Виктория Янакова: В одном из своих интервью вы говорили, что художник может изменить мир. Вы действительно верите в то, что он может изменить его к лучшему?
Мэт Коллишоу: Я скорее имел в виду, что мы меняем его к худшему. Именно это волнует меня больше всего. Но безусловно, если мы можем что-то ухудшить, значит, можем и улучшить. В предыдущие столетия большинство картин, фресок, мозаик и икон создавались для продвижения религиозной идеологии. Затем появилась политическая пропаганда. Потом была создана целая индустрия рекламы, использующая визуальные образы для того, чтобы навязать людям определенный стиль и образ жизни или заставить купить определенный продукт. А теперь у нас появилось еще больше соблазнов, которые таят цифровые устройства. Все это безусловно влияет на то, как мы думаем, чувствуем и ведем себя. Поэтому я не думаю, что, рисуя бабочек или цветочки, можно изменить мир к лучшему. И хотя в моих работах присутствуют и бабочки, и цветочки, для меня они всегда являются лишь символом чего-то более значительного, частью социальной системы.
Виктория Янакова: Полностью с вами согласна. Для меня роль современного художника заключается в том, чтобы работать с актуальными проблемами, прекрасным примеров чему являются ваши работы. К сожалению, для российских художников контекст очень сильно изменился за последние несколько месяцев и продолжает меняться. В связи с этим мне интересно узнать ваше мнение о том, как они могут продолжать работать и выживать в ситуации отмены российской культуры в мире и отмены современной культуры в самой России. Многие художники и творческие люди уже покинули страну, но у многих нет такой возможности.
Мэт Коллишоу: Это сложный вопрос, на который у меня нет однозначного ответа.
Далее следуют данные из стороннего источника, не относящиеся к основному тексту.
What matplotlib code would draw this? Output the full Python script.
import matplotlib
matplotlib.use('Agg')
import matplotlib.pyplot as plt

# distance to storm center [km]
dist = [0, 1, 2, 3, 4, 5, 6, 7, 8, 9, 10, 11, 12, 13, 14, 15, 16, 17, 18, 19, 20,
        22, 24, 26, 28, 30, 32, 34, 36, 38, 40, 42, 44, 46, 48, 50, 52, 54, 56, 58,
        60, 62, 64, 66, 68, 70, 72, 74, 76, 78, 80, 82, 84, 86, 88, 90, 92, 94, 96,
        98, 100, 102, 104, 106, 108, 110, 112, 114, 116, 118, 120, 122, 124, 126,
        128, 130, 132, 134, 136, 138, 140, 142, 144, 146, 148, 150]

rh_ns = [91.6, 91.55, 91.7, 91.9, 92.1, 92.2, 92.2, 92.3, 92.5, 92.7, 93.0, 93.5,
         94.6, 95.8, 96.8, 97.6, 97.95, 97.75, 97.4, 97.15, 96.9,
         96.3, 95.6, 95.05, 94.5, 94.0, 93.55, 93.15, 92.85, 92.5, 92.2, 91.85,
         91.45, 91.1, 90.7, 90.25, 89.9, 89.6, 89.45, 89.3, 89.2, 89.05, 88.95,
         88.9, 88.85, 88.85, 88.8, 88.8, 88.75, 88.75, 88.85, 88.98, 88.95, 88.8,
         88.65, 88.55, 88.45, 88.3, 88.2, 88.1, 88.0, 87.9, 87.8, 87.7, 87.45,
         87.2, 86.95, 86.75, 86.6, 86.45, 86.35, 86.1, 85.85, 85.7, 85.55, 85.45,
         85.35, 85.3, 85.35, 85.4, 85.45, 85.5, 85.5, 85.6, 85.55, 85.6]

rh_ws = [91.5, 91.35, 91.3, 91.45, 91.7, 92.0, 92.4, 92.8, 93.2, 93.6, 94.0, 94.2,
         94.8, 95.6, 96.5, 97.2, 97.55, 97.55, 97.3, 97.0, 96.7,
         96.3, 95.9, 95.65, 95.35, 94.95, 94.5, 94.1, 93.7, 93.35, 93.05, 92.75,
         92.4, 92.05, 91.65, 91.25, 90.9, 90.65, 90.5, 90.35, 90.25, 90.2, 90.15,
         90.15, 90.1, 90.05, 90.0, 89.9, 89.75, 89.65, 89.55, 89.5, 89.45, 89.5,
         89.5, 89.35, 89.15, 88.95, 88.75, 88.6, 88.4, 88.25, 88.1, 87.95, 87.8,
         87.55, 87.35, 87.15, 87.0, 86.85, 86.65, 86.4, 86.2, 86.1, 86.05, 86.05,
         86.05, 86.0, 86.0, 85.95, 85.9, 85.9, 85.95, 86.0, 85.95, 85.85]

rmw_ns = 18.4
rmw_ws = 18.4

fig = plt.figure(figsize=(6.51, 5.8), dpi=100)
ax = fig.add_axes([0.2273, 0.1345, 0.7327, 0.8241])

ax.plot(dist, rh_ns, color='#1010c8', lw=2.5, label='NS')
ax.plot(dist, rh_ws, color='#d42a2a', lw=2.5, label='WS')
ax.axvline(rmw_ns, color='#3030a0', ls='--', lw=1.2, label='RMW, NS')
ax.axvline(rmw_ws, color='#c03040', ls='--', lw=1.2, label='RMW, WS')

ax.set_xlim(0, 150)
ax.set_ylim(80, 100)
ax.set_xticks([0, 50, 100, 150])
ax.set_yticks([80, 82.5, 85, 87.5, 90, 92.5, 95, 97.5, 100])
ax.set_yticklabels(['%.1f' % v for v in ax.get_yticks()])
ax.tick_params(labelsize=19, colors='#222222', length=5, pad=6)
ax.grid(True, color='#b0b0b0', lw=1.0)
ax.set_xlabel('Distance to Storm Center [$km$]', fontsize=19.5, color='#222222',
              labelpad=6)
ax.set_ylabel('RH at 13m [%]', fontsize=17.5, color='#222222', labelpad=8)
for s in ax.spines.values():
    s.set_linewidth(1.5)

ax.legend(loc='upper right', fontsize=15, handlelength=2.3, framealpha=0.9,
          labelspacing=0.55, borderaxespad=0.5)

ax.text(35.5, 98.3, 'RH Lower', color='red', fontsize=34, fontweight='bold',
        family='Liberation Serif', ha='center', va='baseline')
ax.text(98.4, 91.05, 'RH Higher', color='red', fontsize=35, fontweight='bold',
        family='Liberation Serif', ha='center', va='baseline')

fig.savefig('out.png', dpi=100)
Многие художники и правда уехали — кто в Стамбул, кто в Лиссабон, Армению, Грузию.
Виктория Янакова: Вы поддерживаете с ними связь?
Мэт Коллишоу: Да, я сейчас работаю над несколькими проектами, в которых участвуют творческие общины из Лиссабона, а также несколько человек из Армении. Это действительно очень сложное время для них, не представляю себе, каково им выживать. Но интернет — очень мощный инструмент: вы можете оставаться гибкими и неуловимыми, при этом онлайн продолжая создавать сильные работы, которые будут доступны огромному количеству людей в любой точке мира. Сложно найти и наказать художника, размещающего свои работы онлайн, тогда как «физические» выставки в России подвергаются большому количеству рисков, в том числе риску цензуры, если их содержание не совпадает с официальной позицией власти.
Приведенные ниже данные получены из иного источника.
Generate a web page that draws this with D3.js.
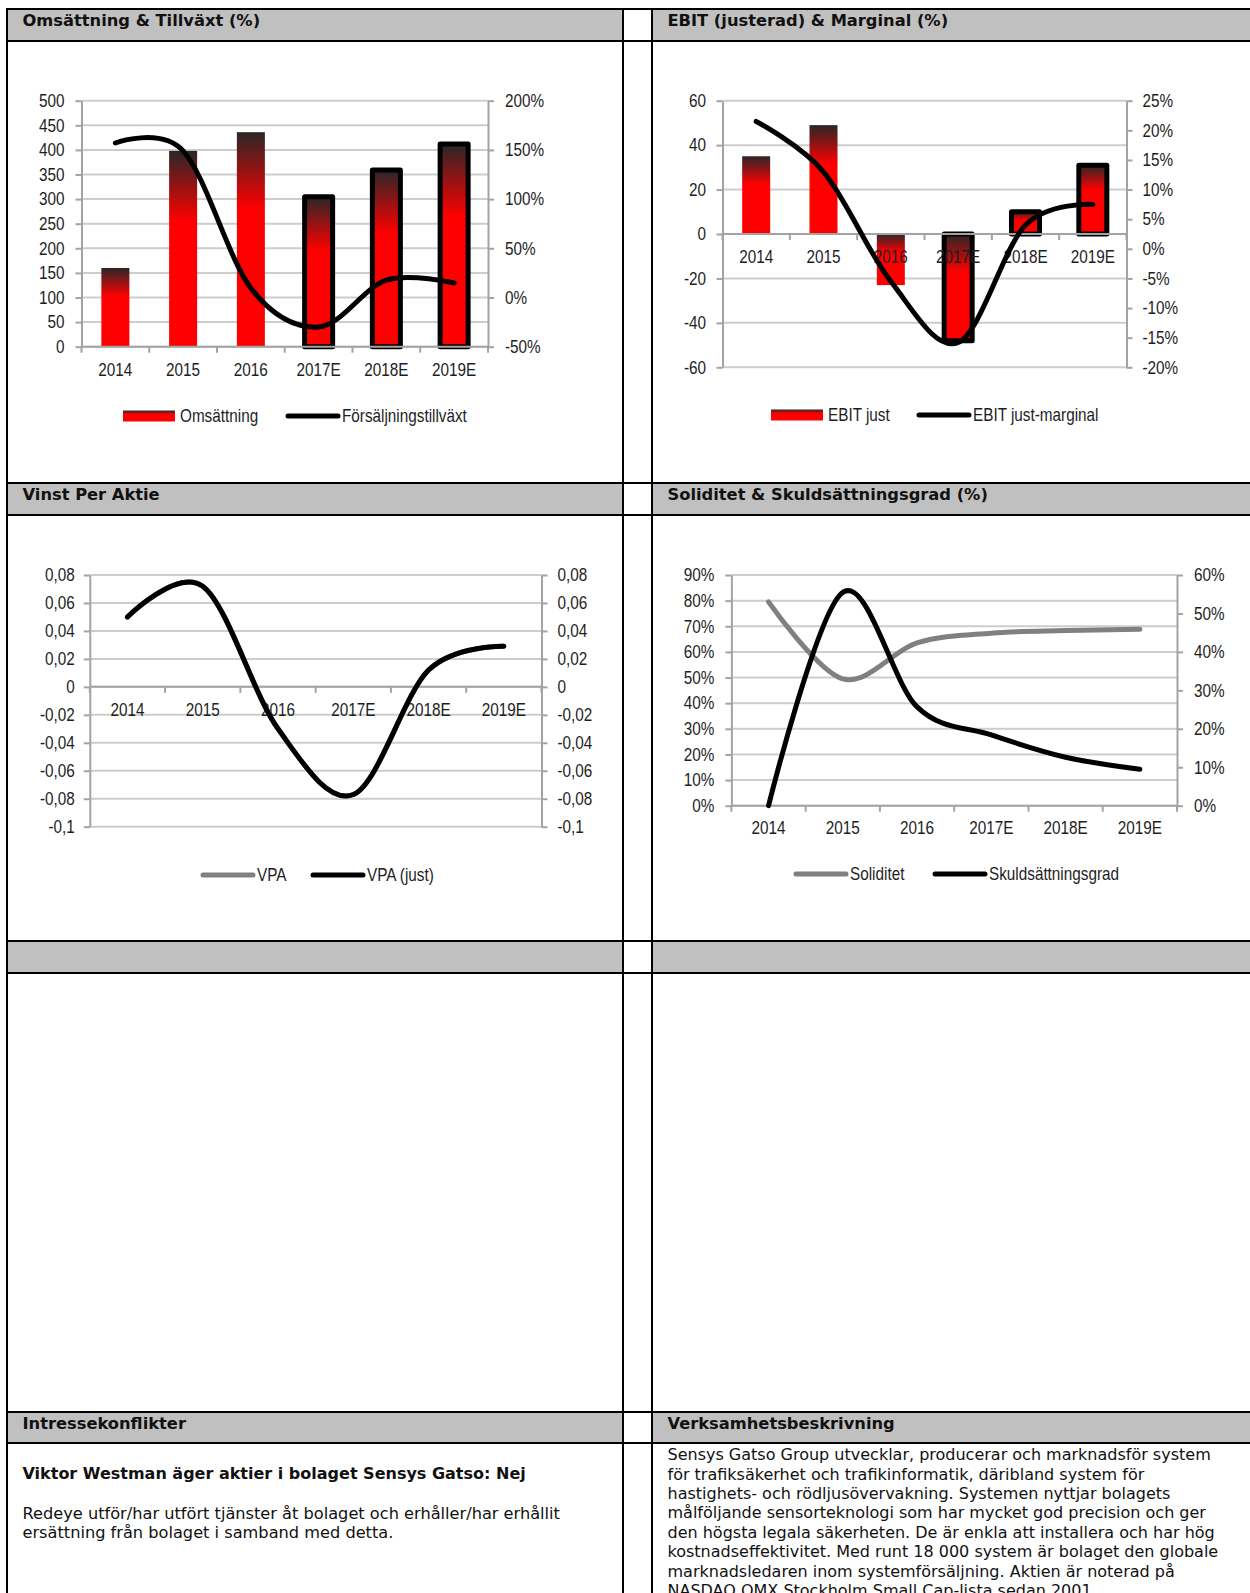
<!DOCTYPE html>
<html>
<head>
<meta charset="utf-8">
<script src="https://cdn.jsdelivr.net/npm/d3@7"></script>
<style>
  html, body { margin: 0; padding: 0; background: #fff; }
  svg { display: block; }
  .tick text, .cat, .leg { font-family: "Liberation Sans", Arial, sans-serif; font-size: 18px; fill: #1e1e1e; }
  .hdr { font-family: "DejaVu Sans", Verdana, sans-serif; font-weight: bold; font-size: 16.3px; fill: #111; }
  .body { font-family: "DejaVu Sans", Verdana, sans-serif; font-size: 16px; fill: #111; }
</style>
</head>
<body>
<svg id="page" width="1250" height="1593"></svg>
<script>
// ---- data ----
const years = ["2014", "2015", "2016", "2017E", "2018E", "2019E"];
const estimated = [false, false, false, true, true, true];

const omsattning = [160, 398, 436, 305, 359, 412];
const forsaljningstillvaxt = [157, 149, 9.5, -30, 17.7, 14.8];      // %

const ebitJust = [35, 49, -23, -48, 10, 31];
const ebitMarginal = [21.5, 13, -5.5, -15.8, 4, 7.5];              // %

const vpa = [0.05, 0.072, -0.03, -0.077, 0.012, 0.029];
const vpaJust = [0.05, 0.072, -0.03, -0.077, 0.012, 0.029];

const soliditet = [79.5, 49.5, 63.5, 67.3, 68.3, 68.8];            // %
const skuldsattningsgrad = [0, 55.5, 25.7, 18.4, 12.6, 9.5];       // %

// tick values
const ticksOms = [0, 50, 100, 150, 200, 250, 300, 350, 400, 450, 500];
const ticksTillvaxt = [-50, 0, 50, 100, 150, 200];
const ticksEbit = [-60, -40, -20, 0, 20, 40, 60];
const ticksMarginal = [-20, -15, -10, -5, 0, 5, 10, 15, 20, 25];
const ticksVpa = [-0.1, -0.08, -0.06, -0.04, -0.02, 0, 0.02, 0.04, 0.06, 0.08];
const ticksSoliditet = [0, 10, 20, 30, 40, 50, 60, 70, 80, 90];
const ticksSkuld = [0, 10, 20, 30, 40, 50, 60];

const titles = ["Omsättning & Tillväxt (%)", "EBIT (justerad) & Marginal (%)",
                "Vinst Per Aktie", "Soliditet & Skuldsättningsgrad (%)",
                "", "", "Intressekonflikter", "Verksamhetsbeskrivning"];

const disclosureBold = "Viktor Westman äger aktier i bolaget Sensys Gatso: Nej";
const disclosureLines = ["Redeye utför/har utfört tjänster åt bolaget och erhåller/har erhållit",
                         "ersättning från bolaget i samband med detta."];
const descriptionLines = [
  "Sensys Gatso Group utvecklar, producerar och marknadsför system",
  "för trafiksäkerhet och trafikinformatik, däribland system för",
  "hastighets- och rödljusövervakning. Systemen nyttjar bolagets",
  "målföljande sensorteknologi som har mycket god precision och ger",
  "den högsta legala säkerheten. De är enkla att installera och har hög",
  "kostnadseffektivitet. Med runt 18 000 system är bolaget den globale",
  "marknadsledaren inom systemförsäljning. Aktien är noterad på",
  "NASDAQ OMX Stockholm Small Cap-lista sedan 2001."
];

// ---- page frame ----
const svg = d3.select("#page");
const defs = svg.append("defs");
const grad = defs.append("linearGradient").attr("id", "barGrad")
  .attr("x1", 0).attr("y1", 0).attr("x2", 0).attr("y2", 1);
grad.append("stop").attr("offset", 0).attr("stop-color", "#2b2626");
grad.append("stop").attr("offset", 0.36).attr("stop-color", "#ff0000");
grad.append("stop").attr("offset", 1).attr("stop-color", "#ff0000");

const colL = [7, 623], colR = [652, 1250];
const headerRows = [[9, 41], [483, 515], [941, 973], [1412, 1443]];

headerRows.forEach(([t, b], i) => {
  [colL, colR].forEach((c, j) => {
    svg.append("rect").attr("x", c[0]).attr("y", t).attr("width", c[1] - c[0]).attr("height", b - t)
      .attr("fill", "#c0c0c0");
    const title = titles[i * 2 + j];
    if (title) svg.append("text").attr("class", "hdr")
      .attr("x", c[0] + 15.5).attr("y", t + 11.3).attr("dy", "0.35em").text(title);
  });
  [t, b].forEach(y => svg.append("line").attr("x1", colL[0] - 1).attr("x2", 1250)
    .attr("y1", y).attr("y2", y).attr("stroke", "#000").attr("stroke-width", 2));
});
[7, 623, 652].forEach(x => svg.append("line").attr("x1", x).attr("x2", x)
  .attr("y1", 8).attr("y2", 1593).attr("stroke", "#000").attr("stroke-width", 2));

// ---- chart helper ----
const pct = d => d + "%";
const comma = d => String(d).replace(".", ",");
const plain = d => String(d);

// condensed look for chart labels: squeeze glyphs horizontally around their anchor
const SQUEEZE = 0.85;
function narrow(sel) {
  sel.each(function () {
    const t = d3.select(this);
    const x = +t.attr("x") || 0;
    t.attr("x", 0).attr("transform", `translate(${x},0) scale(${SQUEEZE},1)`);
  });
}

function chart(cfg) {
  const g = svg.append("g");
  const x = d3.scaleBand().domain(years).range([cfg.x0, cfg.x1]);
  const yL = d3.scaleLinear().domain(cfg.domL).range([cfg.yb, cfg.yt]);
  const yR = d3.scaleLinear().domain(cfg.domR).range([cfg.yb, cfg.yt]);
  const cx = d => x(d) + x.bandwidth() / 2;

  // gridlines
  g.selectAll(".grid").data(cfg.ticksL).join("line")
    .attr("x1", cfg.x0).attr("x2", cfg.x1)
    .attr("y1", d => yL(d)).attr("y2", d => yL(d))
    .attr("stroke", "#cdcdcd").attr("stroke-width", 2);

  // value axes
  const ax = g.append("g").attr("transform", `translate(${cfg.x0},0)`)
    .call(d3.axisLeft(yL).tickValues(cfg.ticksL).tickFormat(cfg.fmtL)
      .tickSize(6).tickPadding(cfg.padL).tickSizeOuter(0));
  const axR = g.append("g").attr("transform", `translate(${cfg.x1},0)`)
    .call(d3.axisRight(yR).tickValues(cfg.ticksR).tickFormat(cfg.fmtR)
      .tickSize(6).tickPadding(cfg.padR).tickSizeOuter(0));
  [ax, axR].forEach(a => {
    a.select(".domain").attr("stroke", "#a3a3a3").attr("stroke-width", 2);
    a.selectAll(".tick line").attr("stroke", "#a3a3a3").attr("stroke-width", 2);
    a.selectAll(".tick text").attr("fill", "#1e1e1e").attr("font-size", null).attr("font-family", null)
      .call(narrow);
  });

  // bars
  if (cfg.bars) {
    const bw = 28;
    const y0 = yL(0);
    g.selectAll(".bar").data(years).join("rect")
      .attr("x", d => cx(d) - bw / 2)
      .attr("y", (d, i) => Math.min(yL(cfg.bars[i]), y0))
      .attr("width", bw)
      .attr("height", (d, i) => Math.abs(yL(cfg.bars[i]) - y0))
      .attr("fill", "url(#barGrad)")
      .attr("stroke", (d, i) => estimated[i] ? "#000" : "none")
      .attr("stroke-width", 5).attr("stroke-linejoin", "round");
  }

  // category axis
  const ya = yL(cfg.baseAt);
  g.append("line").attr("x1", cfg.x0).attr("x2", cfg.x1).attr("y1", ya).attr("y2", ya)
    .attr("stroke", "#a3a3a3").attr("stroke-width", 2);
  g.selectAll(".ctick").data(years.concat([null])).join("line")
    .attr("x1", d => d === null ? cfg.x1 : x(d)).attr("x2", d => d === null ? cfg.x1 : x(d))
    .attr("y1", ya).attr("y2", ya + 6)
    .attr("stroke", "#a3a3a3").attr("stroke-width", 2);
  g.selectAll(".cat").data(years).join("text").attr("class", "cat")
    .attr("x", d => cx(d)).attr("y", cfg.catY).attr("dy", "0.35em")
    .attr("text-anchor", "middle").text(d => d).call(narrow);

  // lines
  cfg.lines.forEach(L => {
    const sc = L.axis === "R" ? yR : yL;
    g.append("path").datum(L.values)
      .attr("d", d3.line().x((v, i) => cx(years[i])).y(v => sc(v)).curve(d3.curveCardinal.tension(0)))
      .attr("fill", "none").attr("stroke", L.color).attr("stroke-width", 5)
      .attr("stroke-linecap", "round").attr("stroke-linejoin", "round");
  });

  // legend
  cfg.legend.forEach(it => {
    if (it.type === "bar") {
      g.append("rect").attr("x", it.x).attr("y", cfg.legY - 5.5).attr("width", 52).attr("height", 11)
        .attr("fill", "url(#barGrad)");
      g.append("text").attr("class", "leg").attr("x", it.x + 57).attr("y", cfg.legY)
        .attr("dy", "0.35em").text(it.label).call(narrow);
    } else {
      g.append("line").attr("x1", it.x + 2).attr("x2", it.x + 52).attr("y1", cfg.legY).attr("y2", cfg.legY)
        .attr("stroke", it.color).attr("stroke-width", 5).attr("stroke-linecap", "round");
      g.append("text").attr("class", "leg").attr("x", it.x + 56).attr("y", cfg.legY)
        .attr("dy", "0.35em").text(it.label).call(narrow);
    }
  });
}

chart({
  x0: 81.5, x1: 488, yt: 100.7, yb: 346.7,
  domL: [0, 500], domR: [-50, 200],
  ticksL: ticksOms, ticksR: ticksTillvaxt, fmtL: plain, fmtR: pct,
  padL: 11, padR: 11, baseAt: 0, catY: 370,
  bars: omsattning,
  lines: [{ values: forsaljningstillvaxt, axis: "R", color: "#000" }],
  legY: 416,
  legend: [{ type: "bar", x: 123, label: "Omsättning" },
           { type: "line", x: 286, color: "#000", label: "Försäljningstillväxt" }]
});

chart({
  x0: 722.5, x1: 1126.5, yt: 100.7, yb: 367.3,
  domL: [-60, 60], domR: [-20, 25],
  ticksL: ticksEbit, ticksR: ticksMarginal, fmtL: plain, fmtR: pct,
  padL: 10.5, padR: 10, baseAt: 0, catY: 257,
  bars: ebitJust,
  lines: [{ values: ebitMarginal, axis: "R", color: "#000" }],
  legY: 415,
  legend: [{ type: "bar", x: 771, label: "EBIT just" },
           { type: "line", x: 917, color: "#000", label: "EBIT just-marginal" }]
});

chart({
  x0: 89.8, x1: 541.5, yt: 575, yb: 826.7,
  domL: [-0.1, 0.08], domR: [-0.1, 0.08],
  ticksL: ticksVpa, ticksR: ticksVpa, fmtL: comma, fmtR: comma,
  padL: 9, padR: 10, baseAt: 0, catY: 710,
  bars: null,
  lines: [{ values: vpa, axis: "L", color: "#808080" },
          { values: vpaJust, axis: "L", color: "#000" }],
  legY: 875,
  legend: [{ type: "line", x: 201, color: "#808080", label: "VPA" },
           { type: "line", x: 311, color: "#000", label: "VPA (just)" }]
});

chart({
  x0: 731.4, x1: 1177, yt: 575, yb: 805.7,
  domL: [0, 90], domR: [0, 60],
  ticksL: ticksSoliditet, ticksR: ticksSkuld, fmtL: pct, fmtR: pct,
  padL: 11, padR: 11, baseAt: 0, catY: 828,
  bars: null,
  lines: [{ values: soliditet, axis: "L", color: "#808080" },
          { values: skuldsattningsgrad, axis: "R", color: "#000" }],
  legY: 874,
  legend: [{ type: "line", x: 794, color: "#808080", label: "Soliditet" },
           { type: "line", x: 933, color: "#000", label: "Skuldsättningsgrad" }]
});

// ---- text sections ----
svg.append("text").attr("class", "hdr").attr("x", 22.5).attr("y", 1473).attr("dy", "0.35em")
  .style("font-size", "16px").text(disclosureBold);
disclosureLines.forEach((t, i) => svg.append("text").attr("class", "body")
  .attr("x", 22.5).attr("y", 1513 + i * 19).attr("dy", "0.35em").style("font-size", "16.2px").text(t));
descriptionLines.forEach((t, i) => svg.append("text").attr("class", "body")
  .attr("x", 667.5).attr("y", 1454.5 + i * 19.4).attr("dy", "0.35em").text(t));
</script>
</body>
</html>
Виктория Янакова: Опять сложно с вами не согласиться. Для нас это стало большим шоком и является одной из причин, почему мы решили сделать интервью с вами. Нам кажется важным, чтобы культурный диалог сохранялся в любой возможной форме. Вы могли бы поделиться с нашими читателями советом, как сохранить его в нынешних политических условиях?
Мэт Коллишоу: Необходимо обратиться к истории. Эпоха модерна дала художникам практически полную свободу самовыражения. Они начали создавать искусство во имя искусства. Но каких-то триста-четыреста лет назад ситуация была совершенно другой: художник, по сути, находился на службе у какого-нибудь состоятельного человека, при королевском или папском дворах. Ему приходилось быть очень осторожным, стараться угодить своим покровителям и заказчикам, ну и политическая обстановка тоже диктовала свои условия. Поэтому в то время сложился специальный визуальный язык, который позволял художникам зашифровывать свои идеи в работах. На полотне могли быть изображены человек и лошадь, женщина и ребенок — содержание работы вроде бы очевидно, да и смотреть на нее приятно. На самом же деле в нее зачастую закладывался совершенно иной смысл. Именно поэтому мне так нравятся работы XV–XVII веков — их авторов можно назвать диссидентами своего времени. Для меня намного интереснее неоднозначные работы, которые заставляют думать и делать выводы, которые ставят вопросы, а не просто содержат, например, политические заявления.
Кроме того, отмена культуры является не только проблемой России. Мы на Западе находимся в похожей ситуации: художник обязан понимать, что хорошо и что плохо, а также иметь четкую политическую позицию. Но это не то искусство, с которым я хочу связать свою жизнь. Мне нравятся неоднозначные оценки и более гибкие художники, я считаю, что всегда есть способ завуалировать свои мысли. Например, мой проект «Зона машин» (Machine Zone) не был создан с какой-то конкретной целью, он не посвящен напрямую социальным сетям — но он в том числе и о них. Поэтому я уверен, что можно создавать работы, к которым будет трудно придраться цензорам, так как они напрямую не комментируют политическую ситуацию, но все же несут скрытый смысл. Он как бомба замедленного действия — и может разорваться в голове зрителя, разгадавшего шифр работы. Поэтому я не считаю ситуацию с цензурой однозначно плохой. Скорее она заставляет художника быть более изобретательным в своих средствах, что в итоге делает его произведения намного интереснее.